30 août 1991. Volets fermés, silence religieux dans la moite pénombre d’une maison de campagne. Un homme s’envole, puis retombe. Aux clameurs immédiates des adultes présents autour de moi, je mesure l’ampleur de l’exploit : 8,95 m. Mike Powell vient de renverser l’invincible Carl Lewis aux championnats du monde de Tokyo.
Tout était réuni pour un duel US fratricide au pays du Soleil Levant : port altier, mâchoire carrée et pommettes saillantes, Lewis est une icône ; silhouette déginguandée, petites moustaches et front dégarni, Powell en impose moins… et pourtant, il vient de réaliser une performance mondiale, stratosphérique. Il a non seulement battu le roi Carl, mais aussi dépassé la marque mythique de Bob Beamon.
En 1968 aux Jeux de Mexico, le premier sauteur de la finale plia l’affaire dès son premier essai, à 8,90 m. Le médaillé d’argent finira piteusement 71 cm derrière lui. Mexico 1968, ce sont aussi deux poings noirs levés au ciel, un an avant Armstrong, quelques mois après Bob Kennedy. Mon père me parle de tout ça avec gravité ; rite initiatique, tropisme américain. 8,95 m.
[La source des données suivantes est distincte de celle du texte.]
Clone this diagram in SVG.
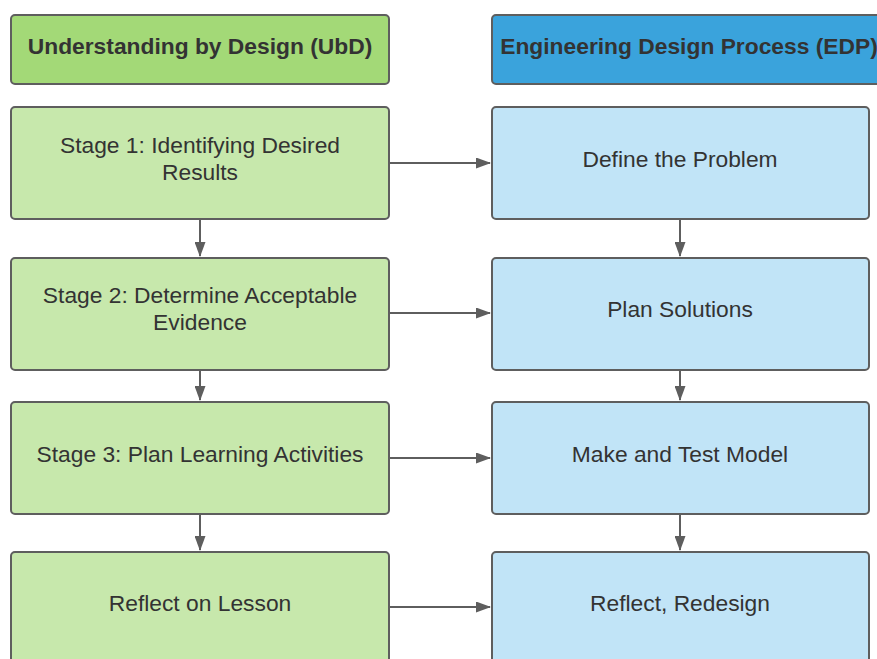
<svg xmlns="http://www.w3.org/2000/svg" width="877" height="659" viewBox="0 0 877 659">
<defs>
<style>
.box{stroke:#5e5e5e;stroke-width:2}
.hg{fill:#a3d977}.g{fill:#c7e8ac}.hb{fill:#3aa3dc}.b{fill:#c1e4f7}
text{font-family:"Liberation Sans",Arial,sans-serif;fill:#333;text-anchor:middle;font-size:22.8px}
.h{font-weight:bold}
.c{stroke:#5e5e5e;stroke-width:2;fill:none;marker-end:url(#ah)}
</style>
<marker id="ah" markerWidth="15" markerHeight="11" refX="14" refY="5.5" orient="auto" markerUnits="userSpaceOnUse">
<path d="M0,0 L15,5.5 L0,11 Z" fill="#5e5e5e"/>
</marker>
</defs>
<rect width="877" height="659" fill="#fff"/>
<g id="connectors">
<path class="c" d="M390,163 H490"/>
<path class="c" d="M390,313 H490"/>
<path class="c" d="M390,458 H490"/>
<path class="c" d="M390,607 H490"/>
<path class="c" d="M200,220 V256"/>
<path class="c" d="M200,371 V400"/>
<path class="c" d="M200,515 V550"/>
<path class="c" d="M680,220 V256"/>
<path class="c" d="M680,371 V400"/>
<path class="c" d="M680,515 V550"/>
</g>
<g id="ubd-header"><rect class="box hg" x="11" y="15" width="378" height="69" rx="4"/><text class="h" x="200" y="54">Understanding by Design (UbD)</text></g>
<g id="edp-header"><rect class="box hb" x="492" y="15" width="400" height="69" rx="4"/><text class="h" x="689" y="54">Engineering Design Process (EDP)</text></g>
<g id="stage1"><rect class="box g" x="11" y="107" width="378" height="112" rx="4"/><text x="200" y="153">Stage 1: Identifying Desired</text><text x="200" y="180">Results</text></g>
<g id="define"><rect class="box b" x="492" y="107" width="377" height="112" rx="4"/><text x="680" y="167">Define the Problem</text></g>
<g id="stage2"><rect class="box g" x="11" y="258" width="378" height="112" rx="4"/><text x="200" y="303">Stage 2: Determine Acceptable</text><text x="200" y="330">Evidence</text></g>
<g id="plan"><rect class="box b" x="492" y="258" width="377" height="112" rx="4"/><text x="680" y="317">Plan Solutions</text></g>
<g id="stage3"><rect class="box g" x="11" y="402" width="378" height="112" rx="4"/><text x="200" y="462">Stage 3: Plan Learning Activities</text></g>
<g id="make"><rect class="box b" x="492" y="402" width="377" height="112" rx="4"/><text x="680" y="462">Make and Test Model</text></g>
<g id="reflect-lesson"><rect class="box g" x="11" y="552" width="378" height="120" rx="4"/><text x="200" y="611">Reflect on Lesson</text></g>
<g id="reflect-redesign"><rect class="box b" x="492" y="552" width="377" height="120" rx="4"/><text x="680" y="611">Reflect, Redesign</text></g>
</svg>
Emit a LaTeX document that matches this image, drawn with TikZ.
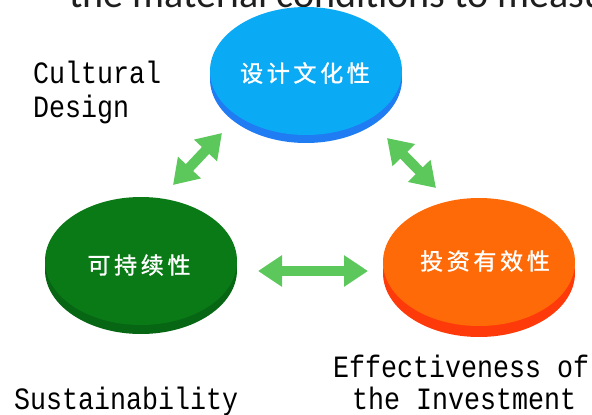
\documentclass[tikz,border=0pt]{standalone}
\usepackage{fontspec}
\usetikzlibrary{arrows.meta,shapes.geometric}
\newfontfamily\cjk[LetterSpace=16,FakeBold=1.2]{Noto Sans CJK SC}
\newfontfamily\monofnt[FakeStretch=0.86]{Liberation Mono}
\newfontfamily\calib{Carlito}
\definecolor{bluetop}{HTML}{0BAAF5}
\definecolor{blueside}{HTML}{1F7CF2}
\definecolor{greentop}{HTML}{0A7A16}
\definecolor{greenside}{HTML}{066614}
\definecolor{orangetop}{HTML}{FF6A08}
\definecolor{orangeside}{HTML}{FF3A0A}
\definecolor{arrowgreen}{HTML}{5CC85C}
\begin{document}
\begin{tikzpicture}[x=1pt,y=-1pt,
  disc/.style={ellipse,minimum width=192pt,minimum height=128pt,inner sep=0pt},
  cjklabel/.style={text=white,font=\cjk\fontsize{23}{27}\selectfont},
  eng/.style={font=\monofnt\fontsize{31}{34}\selectfont,anchor=base west,inner sep=0pt},
  dbl/.style={arrowgreen,line width=10pt,{Triangle[width=30pt,length=24pt]}-{Triangle[width=30pt,length=24pt]}}]
\useasboundingbox (0,0) rectangle (592,415);
\clip (0,0) rectangle (592,415);
% top cut-off caption
\node[anchor=base west,inner sep=0pt,text=black!88,font=\calib\fontsize{40}{44}\selectfont] (cap) at (69,7) {the material conditions to measure};
% discs
\node[disc,fill=blueside] (blueS) at (306,79) {};
\node[disc,fill=bluetop] (blue) at (306,71) {};
\node[disc,fill=greenside] (greenS) at (141,270) {};
\node[disc,fill=greentop] (green) at (141,261) {};
\node[disc,fill=orangeside] (orangeS) at (479,273) {};
\node[disc,fill=orangetop] (orange) at (479,262) {};
\node[cjklabel] (t1) at (305,73) {设计文化性};
\node[cjklabel] (t2) at (139,265) {可持续性};
\node[cjklabel] (t3) at (485,261) {投资有效性};
% arrows
\coordinate (a1) at (173,185);
\coordinate (a2) at (222,133);
\coordinate (b1) at (387,138);
\coordinate (b2) at (436,188);
\coordinate (c1) at (258,271);
\coordinate (c2) at (368,271);
\draw[dbl] (a1) -- (a2);
\draw[dbl] (b1) -- (b2);
\draw[dbl] (c1) -- (c2);
% English labels
\node[eng] (l1) at (33,83) {Cultural};
\node[eng] (l2) at (33,117) {Design};
\node[eng] (l3) at (333,377) {Effectiveness of};
\node[eng] (l4) at (352,409) {the Investment};
\node[eng] (l5) at (14,409) {Sustainability};
\end{tikzpicture}
\end{document}
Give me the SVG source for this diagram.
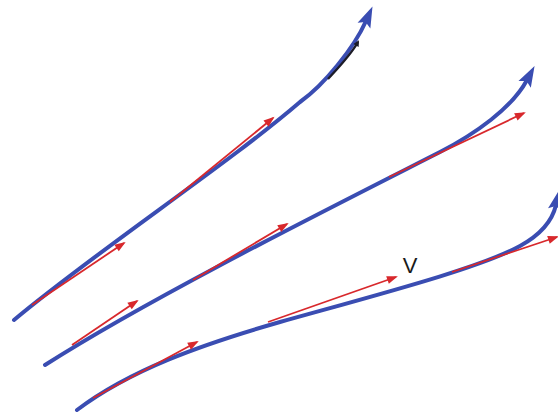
<svg xmlns="http://www.w3.org/2000/svg" width="558" height="419" viewBox="0 0 558 419">
<style>
.curve{fill:none;stroke:#3a4db2;stroke-width:4;stroke-linecap:round;marker-end:url(#bh)}
.vec{fill:none;stroke:#d8282c;stroke-width:1.8;marker-end:url(#rh)}
.blk{fill:none;stroke:#1c1c28;stroke-width:2.4;marker-end:url(#kh)}
.lbl{font-family:"Liberation Sans",Arial,sans-serif;font-size:22px;fill:#1a1a1a}
</style>
<defs>
<marker id="bh" markerUnits="userSpaceOnUse" viewBox="-8 -9 28 18" markerWidth="28" markerHeight="18" refX="0" refY="0" orient="auto">
<path d="M-5,-7 L16,0 L-5,7 L-1,0 Z" fill="#3a4db2"/>
</marker>
<marker id="rh" markerUnits="userSpaceOnUse" viewBox="-3 -6 14 12" markerWidth="14" markerHeight="12" refX="8" refY="0" orient="auto">
<path d="M-1,-4 L10,0 L-1,4 Z" fill="#d8282c"/>
</marker>
<marker id="kh" markerUnits="userSpaceOnUse" viewBox="-3 -4 10 8" markerWidth="10" markerHeight="8" refX="3" refY="0" orient="auto">
<path d="M-1,-3 L5,0 L-1,3 Z" fill="#1c1c28"/>
</marker>
</defs>
<rect width="558" height="419" fill="#ffffff"/>
<g id="curve1">
<path class="curve" d="M14,320 C95,252 228,164 300,102 C324,85 354,48 366,21"/>
<path class="blk" d="M328,79 C338,68 350,56 358,42"/>
<line class="vec" x1="32" y1="305" x2="124" y2="243"/>
<line class="vec" x1="170" y1="202" x2="273" y2="118"/>
</g>
<g id="curve2">
<path class="curve" d="M45,365 C150,298 330,208 440,152 C475,134 512,108 527,80"/>
<line class="vec" x1="72" y1="345" x2="137" y2="301"/>
<line class="vec" x1="193" y1="280" x2="287" y2="224"/>
<line class="vec" x1="389" y1="177" x2="524" y2="113"/>
</g>
<g id="curve3">
<path class="curve" d="M77,410 C130,370 200,345 280,322 C380,294 480,268 520,246 C540,235 552,222 556,205"/>
<line class="vec" x1="93" y1="398" x2="197" y2="342"/>
<line class="vec" x1="268" y1="322" x2="396" y2="277"/>
<line class="vec" x1="452" y1="272" x2="557" y2="237"/>
<text class="lbl" x="410" y="273" text-anchor="middle">V</text>
</g>
</svg>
Incrédule, je matérialise la distance par une dizaine de pas dans la cuisine et le salon… ce n’est humainement pas possible, ils ont dû se tromper.
Tout avait pourtant bien commencé pour Lewis, médaillé d’or sur 100 m, 4 x 100 m et favori du saut en longueur. 8,68 m, 8,83 m puis 8,91 m, rien ne pouvait l’arrêter. Powell, l’éternel second, le Poulidor des bacs à sable, mord et rate ses premiers essais… jusqu’à son envolée magique. La suite est connue. Lewis ne fait pas mieux, Powell exulte, embrasse un officiel nippon et se lance dans une course folle, froidement salué par le roi déchu : « he just did it ».